Prompt:
Without the pictures, extract every line from the start of the material to the line containing "from matplotlib.patches import Patch", both ends included.

Entries with chart source code:
----------

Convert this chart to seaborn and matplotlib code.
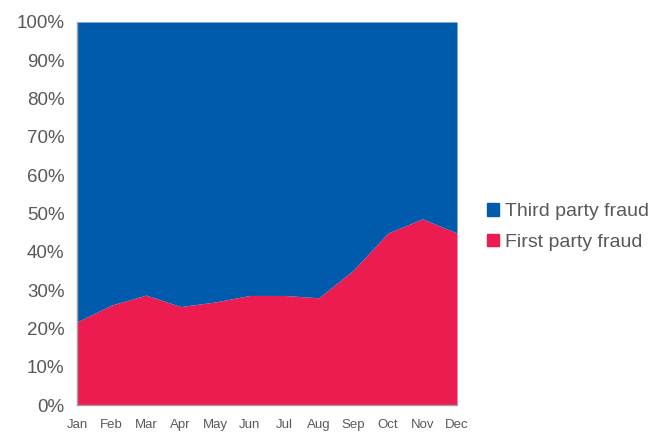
import matplotlib
matplotlib.use("Agg")
import matplotlib.pyplot as plt
import seaborn as sns
import numpy as np
from matplotlib.patches import Patch

months = ["Jan", "Feb", "Mar", "Apr", "May", "Jun", "Jul", "Aug", "Sep", "Oct", "Nov", "Dec"]
first_party = [21.7, 26.1, 28.7, 25.7, 26.9, 28.6, 28.6, 28.0, 35.2, 44.9, 48.6, 44.9]
third_party = [100 - v for v in first_party]
y_ticks = [0, 10, 20, 30, 40, 50, 60, 70, 80, 90, 100]

sns.set_style("white")
plt.rcParams['font.family'] = ['Liberation Sans', 'DejaVu Sans']

blue = "#005BAC"
red = "#EC1C51"
gray = "#595959"

fig = plt.figure(figsize=(6.51, 4.33), dpi=100)
ax = fig.add_axes([77/651, 1-405/433, (457-77)/651, (405-22)/433])

x = np.arange(len(months))
ax.stackplot(x, first_party, third_party, colors=[red, blue], linewidth=0)

ax.set_xlim(0, len(months) - 1)
ax.set_ylim(0, 100)
ax.set_yticks(y_ticks)
ax.set_yticklabels([f"{t}%" for t in y_ticks], fontsize=13.5, color=gray)
ax.set_xticks(x)
ax.set_xticklabels(months, fontsize=9.5, color=gray)
ax.tick_params(axis='y', length=4, color="#A0A0A0", width=1, pad=5)
ax.tick_params(axis='x', length=4, color="#A0A0A0", width=1, pad=6)
sns.despine(ax=ax, top=True, right=True)
for s in ["left", "bottom"]:
    ax.spines[s].set_color("#A0A0A0")
    ax.spines[s].set_linewidth(1)

handles = [Patch(color=blue, label="Third party fraud"), Patch(color=red, label="First party fraud")]
fig.legend(handles=handles, loc="center left", bbox_to_anchor=(483/651, 1-227/433),
           frameon=False, fontsize=14, labelcolor=gray, handlelength=0.6, handleheight=0.6,
           handletextpad=0.35, labelspacing=0.7, borderaxespad=0, borderpad=0.2)

fig.savefig("out.png", dpi=100)
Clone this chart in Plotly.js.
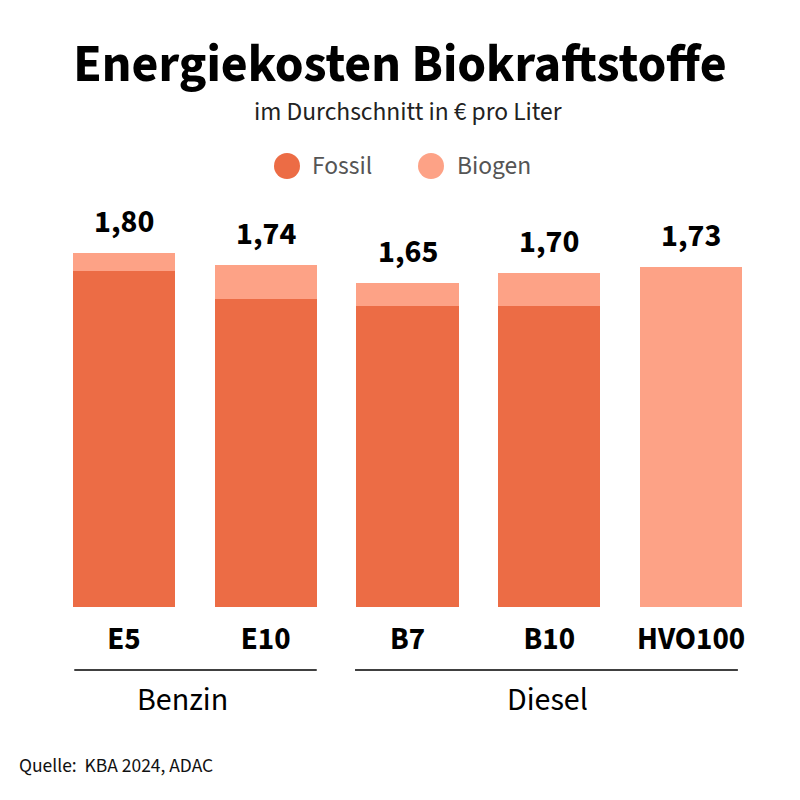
<!DOCTYPE html>
<html>
<head>
<meta charset="utf-8">
<script src="https://cdn.plot.ly/plotly-3.0.1.min.js"></script>
<style>html,body{margin:0;padding:0;background:#fff;}#chart{width:800px;height:800px;}</style>
</head>
<body>
<div id="chart"></div>
<script>
const categories = ["E5", "E10", "B7", "B10", "HVO100"];
const fossil = [1.71, 1.57, 1.53, 1.53, 0];
const biogen = [0.09, 0.17, 0.12, 0.17, 1.73];
const totals = [1.80, 1.74, 1.65, 1.70, 1.73];
const totalLabels = ["1,80", "1,74", "1,65", "1,70", "1,73"];
const groups = ["Benzin", "Diesel"];
const seriesNames = ["Fossil", "Biogen"];

const FONT = "'Source Sans Pro', 'Source Sans 3', Lato, 'Noto Sans', sans-serif";
const cFossil = "#EC6C45";
const cBiogen = "#FDA286";

const traces = [
  {type: "bar", name: seriesNames[0], x: categories, y: fossil, marker: {color: cFossil}, showlegend: false, hoverinfo: "none"},
  {type: "bar", name: seriesNames[1], x: categories, y: biogen, marker: {color: cBiogen}, showlegend: false, hoverinfo: "none"}
];

// pixel -> paper helpers (plot area: x 53..762, y 214..607)
const L = 53, R = 38, T = 214, B = 193, W = 800, H = 800;
const pw = W - L - R, ph = H - T - B;
const px = v => (v - L) / pw;
const py = v => (H - B - v) / ph;

const annotations = [];
categories.forEach((c, i) => {
  annotations.push({x: c, y: totals[i], xref: "x", yref: "y", text: totalLabels[i], showarrow: false,
    yanchor: "bottom", yshift: 6, font: {family: FONT, size: 32, color: "#000", weight: "bold"}});
});
annotations.push({xref: "paper", yref: "paper", x: 0.5, y: py(112), text: "im Durchschnitt in € pro Liter",
  showarrow: false, xanchor: "center", yanchor: "middle", font: {family: FONT, size: 25.5, color: "#222"}});
annotations.push({xref: "paper", yref: "paper", x: px(310), y: py(166), text: seriesNames[0], showarrow: false,
  xanchor: "left", yanchor: "middle", font: {family: FONT, size: 25.5, color: "#555"}});
annotations.push({xref: "paper", yref: "paper", x: px(455), y: py(166), text: seriesNames[1], showarrow: false,
  xanchor: "left", yanchor: "middle", font: {family: FONT, size: 25.5, color: "#555"}});
annotations.push({xref: "x", yref: "paper", x: 0.41, y: py(700), text: groups[0], showarrow: false,
  xanchor: "center", yanchor: "middle", font: {family: FONT, size: 32, color: "#000"}});
annotations.push({xref: "x", yref: "paper", x: 2.99, y: py(700), text: groups[1], showarrow: false,
  xanchor: "center", yanchor: "middle", font: {family: FONT, size: 32, color: "#000"}});
annotations.push({xref: "paper", yref: "paper", x: px(17), y: py(766), text: "Quelle:  KBA 2024, ADAC", showarrow: false,
  xanchor: "left", yanchor: "middle", font: {family: FONT, size: 19.5, color: "#111"}});

const shapes = [
  {type: "circle", xref: "paper", yref: "paper", xsizemode: "pixel", ysizemode: "pixel",
   xanchor: px(287), yanchor: py(166), x0: -13, x1: 13, y0: -13, y1: 13, fillcolor: cFossil, line: {width: 0}},
  {type: "circle", xref: "paper", yref: "paper", xsizemode: "pixel", ysizemode: "pixel",
   xanchor: px(431), yanchor: py(166), x0: -13, x1: 13, y0: -13, y1: 13, fillcolor: cBiogen, line: {width: 0}},
  {type: "line", xref: "x", yref: "paper", x0: -0.35, x1: 1.36, y0: py(670), y1: py(670), line: {color: "#000", width: 1.5}},
  {type: "line", xref: "x", yref: "paper", x0: 1.63, x1: 4.33, y0: py(670), y1: py(670), line: {color: "#000", width: 1.5}}
];

const layout = {
  width: W, height: H,
  margin: {l: L, r: R, t: T, b: B},
  paper_bgcolor: "#fff", plot_bgcolor: "#fff",
  barmode: "stack", bargap: 0.28,
  showlegend: false,
  title: {text: "<b>Energiekosten Biokraftstoffe</b>", x: 0.5, xanchor: "center", y: 1 - 63 / 800, yref: "container", yanchor: "middle",
    font: {family: FONT, size: 52, color: "#000"}},
  xaxis: {type: "category", showgrid: false, zeroline: false, showline: false, ticks: "",
    tickfont: {family: FONT, size: 31, color: "#000", weight: "bold"}, ticklabelstandoff: 10, fixedrange: true},
  yaxis: {range: [0, 2], visible: false, showgrid: false, zeroline: false, fixedrange: true},
  annotations: annotations,
  shapes: shapes
};

Plotly.newPlot("chart", traces, layout, {displayModeBar: false, staticPlot: true});
</script>
</body>
</html>
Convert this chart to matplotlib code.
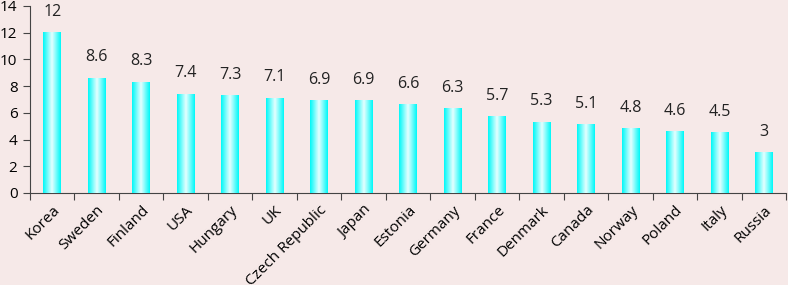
import matplotlib
matplotlib.use('Agg')
import matplotlib.pyplot as plt
import numpy as np
from matplotlib.colors import LinearSegmentedColormap

countries = ['Korea', 'Sweden', 'Finland', 'USA', 'Hungary', 'UK', 'Czech Republic',
             'Japan', 'Estonia', 'Germany', 'France', 'Denmark', 'Canada', 'Norway',
             'Poland', 'Italy', 'Russia']
values = [12, 8.6, 8.3, 7.4, 7.3, 7.1, 6.9, 6.9, 6.6, 6.3, 5.7, 5.3, 5.1, 4.8, 4.6, 4.5, 3]
labels = ['12', '8.6', '8.3', '7.4', '7.3', '7.1', '6.9', '6.9', '6.6', '6.3', '5.7',
          '5.3', '5.1', '4.8', '4.6', '4.5', '3']

bg = '#f6e9e8'
plt.rcParams['font.family'] = ['Open Sans', 'DejaVu Sans']

fig = plt.figure(figsize=(7.88, 2.85), dpi=100, facecolor=bg)
ax = fig.add_axes([0.038, 0.323, 0.96, 0.656], facecolor=bg)

x = np.arange(len(countries))
width = 0.4
bars = ax.bar(x, values, width=width, color='#11ffff', edgecolor='none', zorder=2)

# horizontal gradient: cyan edges, pale centre
cmap = LinearSegmentedColormap.from_list('g', ['#00f8f8', '#e6ffff', '#00f8f8'])
grad = np.linspace(0, 1, 64).reshape(1, -1)
for b in bars:
    x0 = b.get_x()
    ax.imshow(grad, cmap=cmap, aspect='auto', zorder=3,
              extent=(x0, x0 + b.get_width(), 0, b.get_height()))

for xi, v, t in zip(x, values, labels):
    ax.text(xi, v + 0.95, t, ha='center', va='bottom', fontsize=11.5, color='#222222')

ax.set_xlim(-0.5, len(countries) - 0.5)
ax.set_ylim(0, 14)
ax.set_yticks(range(0, 15, 2))
ax.set_xticks(np.arange(-0.5, len(countries), 1))
ax.set_xticklabels([])
ax.set_xticks(x, minor=True)
ax.set_xticklabels(countries, minor=True, rotation=45, ha='right', rotation_mode='anchor',
                   fontsize=11)
ax.tick_params(axis='x', which='minor', length=0, pad=7)
ax.tick_params(axis='x', which='major', length=5, direction='out', color='#444444')
ax.tick_params(axis='y', length=5, direction='out', color='#444444', labelsize=11, pad=4)

for s in ['top', 'right']:
    ax.spines[s].set_visible(False)
for s in ['left', 'bottom']:
    ax.spines[s].set_color('#444444')

fig.savefig('out.png', dpi=100, facecolor=bg)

----------

Expected output:
Convert this chart to seaborn and matplotlib code.
import matplotlib
matplotlib.use("Agg")
import matplotlib.pyplot as plt
import seaborn as sns
import numpy as np
from matplotlib.patches import Patch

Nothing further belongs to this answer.